Lead pipeline automation is one of the most crucial automations that your law firm can implement. Each and every stage that a lead passes through has different processes and tasks that need to be completed manually.
The problem with this? It's difficult to scale.
When you're handling a few leads per week, manually creating tasks and following up isn't a big deal. But as your firm grows—10 leads, 20 leads, 50 leads per week—that manual process becomes a bottleneck. Tasks get forgotten. Follow-ups slip through the cracks. Leads go cold because someone didn't create the right task at the right time.
The Manual Task Problem
Think about what happens every time a lead moves through your pipeline:
- New Lead comes in: Someone needs to create tasks for initial outreach, qualification calls, and follow-ups
- Lead schedules a consultation: Different tasks need to be created—prepare for meeting, send confirmation, gather documents
- Lead becomes a client: Onboarding tasks, engagement agreement, payment setup, case file creation
Each stage transition requires someone to remember what tasks to create, then manually create them. That's a lot of mental overhead and room for human error.
The Solution: Automated Task Generation
When a lead moves to a new pipeline stage, automation instantly creates the tasks that stage requires. No one has to remember. No one has to do it manually. The right tasks appear for the right people at the right time.
Stage: Cancelled/No Show I/V
Lead didn't show up for their initial consultation—automation kicks in
Stage: Scheduled Design
Lead scheduled their design meeting—different tasks are needed
Note: Sensitive information has been blacked out for client privacy.
How It Works
The automation monitors your CRM pipeline for stage changes. When a lead moves from one stage to another:
- Stage change detected: The automation sees that a lead has moved (manually or automatically) to a new stage
- Task template triggered: Based on the new stage, the correct task template is activated
- Tasks created: Tasks are automatically created with the right due dates, assignees, and descriptions
- Team notified: Assigned team members get notifications about their new tasks
No manual task creation. No remembering what needs to happen at each stage. The system handles it.

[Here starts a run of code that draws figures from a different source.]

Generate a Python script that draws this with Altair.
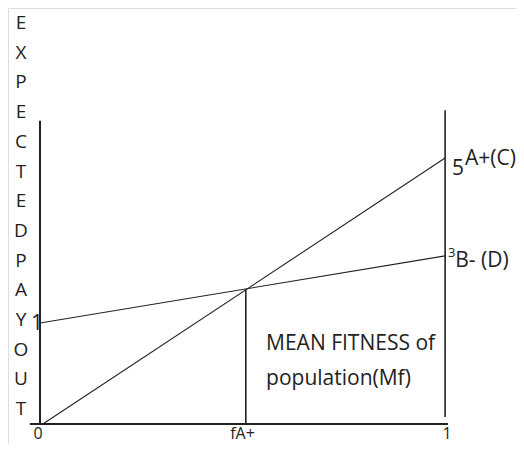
import altair as alt
import pandas as pd

# ---- data ----
# line A+ (C): payoff at x=0 and x=1
a_x = [0.007, 1.0]
a_y = [0.0, 5.0]
# line B- (D)
b_x = [0.0, 1.0]
b_y = [1.90, 3.16]
# intersection / fA+
f_x = 0.508
f_y = 2.53
# frame lines
left_axis_top = 5.70
right_line = [0.13, 5.90]
bottom_axis = [-0.025, 1.007]

ylabel = "E\nX\nP\nE\nC\nT\nE\nD\nP\nA\nY\nO\nU\nT"

INK = "#222222"
FONT = "Open Sans"

xs = alt.Scale(domain=[-0.079, 1.175], nice=False, zero=False)
ys = alt.Scale(domain=[-0.357, 7.82], nice=False, zero=False)


def X(f="x"):
    return alt.X(f + ":Q", scale=xs, axis=None)


def Y(f="y"):
    return alt.Y(f + ":Q", scale=ys, axis=None)


# axes drawn as rules
frame = pd.DataFrame({
    "x": [0.0, bottom_axis[0], 1.0, f_x],
    "x2": [0.0, bottom_axis[1], 1.0, f_x],
    "y": [0.0, 0.0, right_line[0], 0.0],
    "y2": [left_axis_top, 0.0, right_line[1], f_y],
    "w": [2.0, 2.0, 1.6, 1.6],
})
frame_layer = alt.Chart(frame).mark_rule(color=INK).encode(
    x=X(), x2="x2:Q", y=Y(), y2="y2:Q",
    strokeWidth=alt.StrokeWidth("w:Q", scale=None),
)

lines = pd.DataFrame({
    "x": a_x + b_x,
    "y": a_y + b_y,
    "s": ["A", "A", "B", "B"],
})
line_layer = alt.Chart(lines).mark_line(color=INK, strokeWidth=1.1).encode(
    x=X(), y=Y(), detail="s:N"
)

# centred labels under the base line
c_lab = pd.DataFrame({
    "x": [-0.005, 0.5, 1.005],
    "y": [-0.273, -0.273, -0.273],
    "t": ["0", "fA+", "1"],
})
c_layer = alt.Chart(c_lab).mark_text(
    font=FONT, fontSize=16, color=INK, align="center", baseline="alphabetic"
).encode(x=X(), y=Y(), text="t:N")

# left aligned labels
l_lab = pd.DataFrame({
    "x": [1.017, 1.049, 1.025, -0.022, 0.558, 0.558],
    "y": [4.68, 4.87, 2.95, 1.77, 1.39, 0.733],
    "t": ["5", "A+(C)", "B- (D)", "1", "MEAN FITNESS of", "population(Mf)"],
})
l_layer = alt.Chart(l_lab).mark_text(
    font=FONT, fontSize=21, color=INK, align="left", baseline="alphabetic"
).encode(x=X(), y=Y(), text="t:N")

small = pd.DataFrame({"x": [1.007], "y": [3.14], "t": ["3"]})
s_layer = alt.Chart(small).mark_text(
    font=FONT, fontSize=13, color=INK, align="left", baseline="alphabetic"
).encode(x=X(), y=Y(), text="t:N")

vt = pd.DataFrame({"x": [-0.047], "y": [7.425], "t": [ylabel]})
v_layer = alt.Chart(vt).mark_text(
    font=FONT, fontSize=19, color=INK, align="center", baseline="alphabetic",
    lineBreak="\n", lineHeight=29.7,
).encode(x=X(), y=Y(), text="t:N")

chart = alt.layer(
    frame_layer, line_layer, c_layer, l_layer, s_layer, v_layer
).properties(
    width=508, height=435,
    autosize=alt.AutoSizeParams(type="none"),
    padding=0,
).configure_view(stroke=None).configure(background="white")

chart.save("out.html", embed_options={"renderer": "svg", "actions": False})
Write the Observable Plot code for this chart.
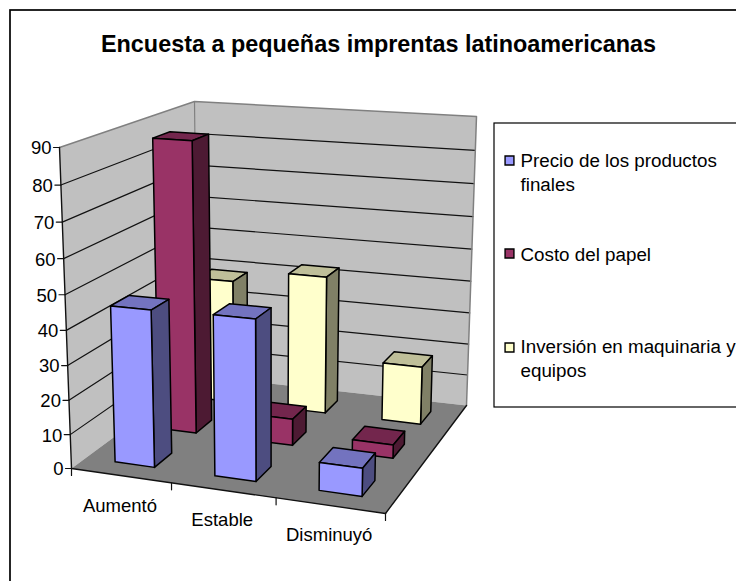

Real Examples From the Screenshots
In the "Cancelled/No Show" stage, you can see tasks like:
- Attempt 1, 2, 3: Call and Text New Lead to initiate intake
- Final follow-up call—if no answer, send final text and close the matter
In the "Scheduled Design" stage, completely different tasks appear:
- Confirm Engagement Agreement has been signed
- Ensure payment was received & entered
- Prepare rough draft of funding table based on PIF
Each stage has its own specific tasks. The automation knows exactly what's needed.
Nothing Falls Through
Every stage transition creates the right tasks. No more forgotten follow-ups.
Instant Task Creation
Tasks appear the moment a lead moves stages. No delay, no waiting.
Scale Your Team
Handle 10x the leads without 10x the manual work.
The Numbers Behind It
Industry research shows why automation matters for growing firms:
- 2 hours per day on admin tasks — Attorneys spend an average of 2 out of every 8 working hours on administrative duties like tracking and managing tasks (Smokeball/Clio)
- Only 2.9 billable hours per day — The average lawyer bills just 37% of their 8-hour workday, with the rest lost to non-billable work (Clio 2024 Legal Trends Report)
- 3-5 hours saved weekly — For medium-volume firms (20-50 leads/week), automating task creation at each pipeline stage typically saves 3-5 hours of manual work
- 26% of firms don't track leads — Many firms lose opportunities simply because there's no system to ensure follow-up tasks get created (ENX2 Marketing)
The Bottom Line
Your team shouldn't spend time creating tasks that could be automated. Every minute spent on manual task creation is a minute not spent on actual client work.
Pipeline stage automation ensures consistency, eliminates human error, and lets your firm scale without the operational overhead. When a lead moves, the right tasks appear—automatically.